Great! Totally approve. Seems uncontroversial so far. Who wants Canadian companies to lay pipelines willy-nilly?

The Federal Energy Regulatory Commission (FERC), with respect to oil or natural gas pipelines, or the Department of Energy (DOE), with respect to electric transmission facilities, must issue a certificate of crossing for the border-crossing facility within 120 days after final action is taken under the National Environmental Policy Act of 1969, unless it is not in the public interest.

120 days doesn’t really seem like a lot, to me. These are huge, often continent-spanning pipelines. The impact they have on natural resources is enormous and hard to judge. I don’t think I like this.

No presidential permit as required under specified executive orders shall be necessary for the construction, connection, operation, or maintenance of an oil or natural gas pipeline or electric transmission facility, including any border-crossing facility.

This is where the bill really kicks in. While this seems like it is taking away power from Trump, what it is really doing is taking these enormously impactful pipelines out of the realm of public dispute and accountability. It is depoliticizing them in the truest and worst sense. The decision, say, to let bitumen in leaky pipes flow under the Great Lakes will be shunted off to a bureaucracy.

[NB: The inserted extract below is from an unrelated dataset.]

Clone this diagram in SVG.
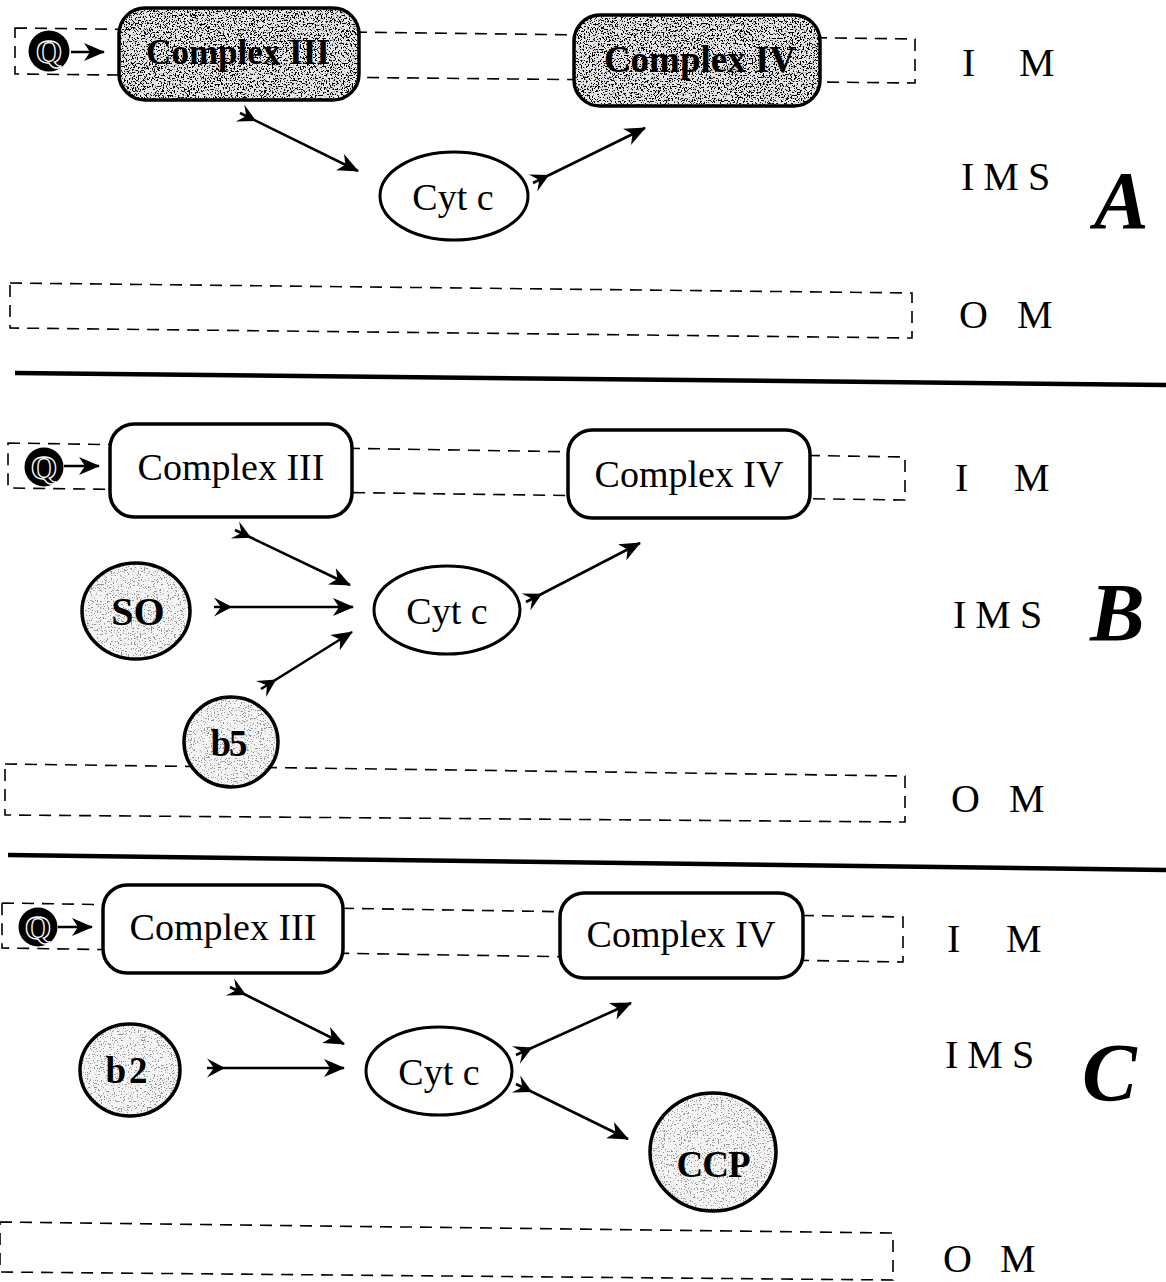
<svg xmlns="http://www.w3.org/2000/svg" width="1166" height="1282" viewBox="0 0 1166 1282">
<style>
  text { font-family: "Liberation Serif", "Times New Roman", serif; fill: #000; }
  .mem { fill: none; stroke: #000; stroke-width: 1.6; stroke-dasharray: 12 8; }
  .box { stroke: #000; stroke-width: 3.5; }
  .nodeTxt { font-size: 38px; text-anchor: middle; }
  .boldTxt { font-weight: bold; text-anchor: middle; }
  .cyt { fill: #fff; stroke: #000; stroke-width: 3; }
  .blob { stroke: #000; stroke-width: 3.5; }
  .lbl { font-size: 40px; }
  .panel { font-size: 82px; font-weight: bold; font-style: italic; }
  .conn { stroke: #000; stroke-width: 2.6; fill: none; }
  .sep { stroke: #000; stroke-width: 4.5; }
  .q { font-size: 34px; font-weight: bold; text-anchor: middle; fill: #000; stroke: #fff; stroke-width: 1.3; }
</style>
<defs>
  <marker id="head" markerUnits="userSpaceOnUse" viewBox="-22 -11 24 22" refX="0" refY="0" markerWidth="24" markerHeight="22" orient="auto">
    <path d="M-20,-9 L1,0 L-20,9 L-14,0 Z" fill="#000"/>
  </marker>
  <marker id="tail" markerUnits="userSpaceOnUse" viewBox="-2 -11 24 22" refX="0" refY="0" markerWidth="24" markerHeight="22" orient="auto">
    <path d="M0,-9.5 L18,0 L0,9.5 L7,0 Z" fill="#000"/>
  </marker>
  <filter id="texDark" x="0" y="0" width="1" height="1">
    <feTurbulence type="fractalNoise" baseFrequency="0.65" numOctaves="2" seed="7" result="n"/>
    <feColorMatrix in="n" type="matrix" values="0 0 0 0 0  0 0 0 0 0  0 0 0 0 0  20 0 0 0 -10.8" result="d"/>
    <feComposite in="d" in2="SourceAlpha" operator="in" result="dc"/>
    <feMerge><feMergeNode in="SourceGraphic"/><feMergeNode in="dc"/></feMerge>
  </filter>
  <filter id="texLight" x="0" y="0" width="1" height="1">
    <feTurbulence type="fractalNoise" baseFrequency="0.7" numOctaves="2" seed="11" result="n"/>
    <feColorMatrix in="n" type="matrix" values="0 0 0 0 0.3  0 0 0 0 0.3  0 0 0 0 0.3  20 0 0 0 -12.2" result="d"/>
    <feComposite in="d" in2="SourceAlpha" operator="in" result="dc"/>
    <feMerge><feMergeNode in="SourceGraphic"/><feMergeNode in="dc"/></feMerge>
  </filter>
</defs>
<rect width="1166" height="1282" fill="#fff"/>

<!-- membranes -->
<g id="membranes">
  <path class="mem" d="M15,28 L915,39 L915,83 L15,74 Z"/>
  <path class="mem" d="M10,283 L912,293 L912,338 L10,328 Z"/>
  <path class="mem" d="M8,443 L905,457 L905,500 L8,488 Z"/>
  <path class="mem" d="M5,764 L905,776 L905,822 L5,815 Z"/>
  <path class="mem" d="M2,903 L903,917 L903,962 L2,948 Z"/>
  <path class="mem" d="M0,1222 L893,1233 L893,1280 L0,1272 Z"/>
</g>

<g id="separators">
  <line class="sep" x1="15" y1="373" x2="1166" y2="385"/>
  <line class="sep" x1="8" y1="855" x2="1166" y2="870"/>
</g>

<!-- Panel A -->
<g id="A-Q">
  <circle cx="49" cy="51" r="20.5" fill="#000"/>
  <text class="q" x="49" y="63">Q</text>
</g>
<g id="A-complexIII">
  <rect x="119" y="8" width="240" height="92" rx="26" fill="#e6e6e6" filter="url(#texDark)"/>
  <rect class="box" x="119" y="8" width="240" height="92" rx="26" fill="none"/>
  <text class="boldTxt" x="238" y="64" font-size="35">Complex III</text>
</g>
<g id="A-complexIV">
  <rect x="574" y="15" width="246" height="91" rx="26" fill="#e6e6e6" filter="url(#texDark)"/>
  <rect class="box" x="574" y="15" width="246" height="91" rx="26" fill="none"/>
  <text class="boldTxt" x="700" y="72" font-size="37">Complex IV</text>
</g>
<g id="A-cytc">
  <ellipse class="cyt" cx="454" cy="196" rx="74" ry="44"/>
  <text class="nodeTxt" x="453" y="210" font-size="40">Cyt c</text>
</g>
<g id="A-labels">
  <text class="lbl" x="962" y="76">I</text>
  <text class="lbl" x="1019" y="76">M</text>
  <text class="lbl" x="961" y="190" letter-spacing="9">IMS</text>
  <text class="lbl" x="959" y="328">O</text>
  <text class="lbl" x="1017" y="328">M</text>
  <text class="panel" x="1094" y="228">A</text>
</g>

<!-- Panel B -->
<g id="B-Q">
  <circle cx="44" cy="467" r="19.5" fill="#000"/>
  <text class="q" x="44" y="479" font-size="33">Q</text>
</g>
<g id="B-complexIII">
  <rect class="box" x="110" y="424" width="242" height="93" rx="24" fill="#fff"/>
  <text class="nodeTxt" x="231" y="480">Complex III</text>
</g>
<g id="B-complexIV">
  <rect class="box" x="568" y="430" width="242" height="88" rx="24" fill="#fff"/>
  <text class="nodeTxt" x="689" y="487">Complex IV</text>
</g>
<g id="B-cytc">
  <ellipse class="cyt" cx="447" cy="610" rx="73" ry="44"/>
  <text class="nodeTxt" x="447" y="624" font-size="40">Cyt c</text>
</g>
<g id="B-SO">
  <ellipse cx="136" cy="611" rx="54" ry="48" fill="#f4f4f4" filter="url(#texLight)"/>
  <ellipse class="blob" cx="136" cy="611" rx="54" ry="48" fill="none"/>
  <text class="boldTxt" x="138" y="625" font-size="40">SO</text>
</g>
<g id="B-b5">
  <ellipse cx="231" cy="742" rx="47" ry="45" fill="#f4f4f4" filter="url(#texLight)"/>
  <ellipse class="blob" cx="231" cy="742" rx="47" ry="45" fill="none"/>
  <text class="boldTxt" x="228" y="756" font-size="37" letter-spacing="-2">b5</text>
</g>
<g id="B-labels">
  <text class="lbl" x="955" y="491">I</text>
  <text class="lbl" x="1014" y="491">M</text>
  <text class="lbl" x="953" y="628" letter-spacing="9">IMS</text>
  <text class="lbl" x="951" y="812">O</text>
  <text class="lbl" x="1009" y="812">M</text>
  <text class="panel" x="1090" y="640">B</text>
</g>

<!-- Panel C -->
<g id="C-Q">
  <circle cx="38" cy="927" r="19.5" fill="#000"/>
  <text class="q" x="38" y="939" font-size="33">Q</text>
</g>
<g id="C-complexIII">
  <rect class="box" x="103" y="885" width="240" height="88" rx="24" fill="#fff"/>
  <text class="nodeTxt" x="223" y="940">Complex III</text>
</g>
<g id="C-complexIV">
  <rect class="box" x="560" y="893" width="243" height="85" rx="24" fill="#fff"/>
  <text class="nodeTxt" x="681" y="947">Complex IV</text>
</g>
<g id="C-cytc">
  <ellipse class="cyt" cx="439" cy="1071" rx="73" ry="44"/>
  <text class="nodeTxt" x="439" y="1085" font-size="40">Cyt c</text>
</g>
<g id="C-b2">
  <ellipse cx="130" cy="1070" rx="50" ry="46" fill="#f4f4f4" filter="url(#texLight)"/>
  <ellipse class="blob" cx="130" cy="1070" rx="50" ry="46" fill="none"/>
  <text class="boldTxt" x="128" y="1083" font-size="37" letter-spacing="3">b2</text>
</g>
<g id="C-CCP">
  <ellipse cx="713" cy="1152" rx="63" ry="59" fill="#f4f4f4" filter="url(#texLight)"/>
  <ellipse class="blob" cx="713" cy="1152" rx="63" ry="59" fill="none"/>
  <text class="boldTxt" x="713" y="1177" font-size="37" letter-spacing="-1">CCP</text>
</g>
<g id="C-labels">
  <text class="lbl" x="947" y="952">I</text>
  <text class="lbl" x="1006" y="952">M</text>
  <text class="lbl" x="945" y="1068" letter-spacing="9">IMS</text>
  <text class="lbl" x="943" y="1272">O</text>
  <text class="lbl" x="1000" y="1272">M</text>
  <text class="panel" x="1082" y="1100">C</text>
</g>

<!-- connectors -->
<g id="connectors">
  <line class="conn" x1="71" y1="52" x2="104" y2="52" marker-end="url(#head)"/>
  <line class="conn" x1="240" y1="113" x2="358" y2="171" marker-start="url(#tail)" marker-end="url(#head)"/>
  <line class="conn" x1="533" y1="183" x2="645" y2="128" marker-start="url(#tail)" marker-end="url(#head)"/>

  <line class="conn" x1="64" y1="466" x2="99" y2="466" marker-end="url(#head)"/>
  <line class="conn" x1="235" y1="530" x2="350" y2="585" marker-start="url(#tail)" marker-end="url(#head)"/>
  <line class="conn" x1="214" y1="607" x2="353" y2="607" marker-start="url(#tail)" marker-end="url(#head)"/>
  <line class="conn" x1="261" y1="689" x2="352" y2="632" marker-start="url(#tail)" marker-end="url(#head)"/>
  <line class="conn" x1="526" y1="602" x2="640" y2="543" marker-start="url(#tail)" marker-end="url(#head)"/>

  <line class="conn" x1="58" y1="927" x2="92" y2="927" marker-end="url(#head)"/>
  <line class="conn" x1="230" y1="987" x2="344" y2="1044" marker-start="url(#tail)" marker-end="url(#head)"/>
  <line class="conn" x1="207" y1="1068" x2="344" y2="1068" marker-start="url(#tail)" marker-end="url(#head)"/>
  <line class="conn" x1="516" y1="1055" x2="631" y2="1003" marker-start="url(#tail)" marker-end="url(#head)"/>
  <line class="conn" x1="516" y1="1084" x2="628" y2="1139" marker-start="url(#tail)" marker-end="url(#head)"/>
</g>
</svg>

While you could say: good! Let the experts decide without political considerations, what this is really doing is making sure that the decisions are made without scrutiny, and without the negative political ramifications that come with posioning the aquifers. And this isn’t a coincidence. They want this bill passed so that the decisions ultimately are in the hands of this guy.

 

Image result for rick perry gun

I know he’s like the least-objectionable person in the admin. He’s still really objectionable. 

 

Rick Perry believes very strongly in pipelines and in “energy independence”. He believes not very strongly in climate science or environmentalism. This bill is a way to greenlight the pumping of Canadian posion into America.

WHAT TO DO?

Call your Senators. Tell them you oppose HR 2883, because you think decisions that can impact the water we drink and the land we farm on should be decided in the open, and not by unelected bureaucrats. It’s ok that it seems hypocritical. They’re being hypocrites about it, and we’re in the right on this one. Call often.

This is a bill that can be easily overlooked thanks to the “distractions”. Which means it is one that a concerted effort can stop. If not, the whole issue of pipelines in this country will be altered, and citizens will have nearly no say in what happens to our land. Which, again, is just the way they want it.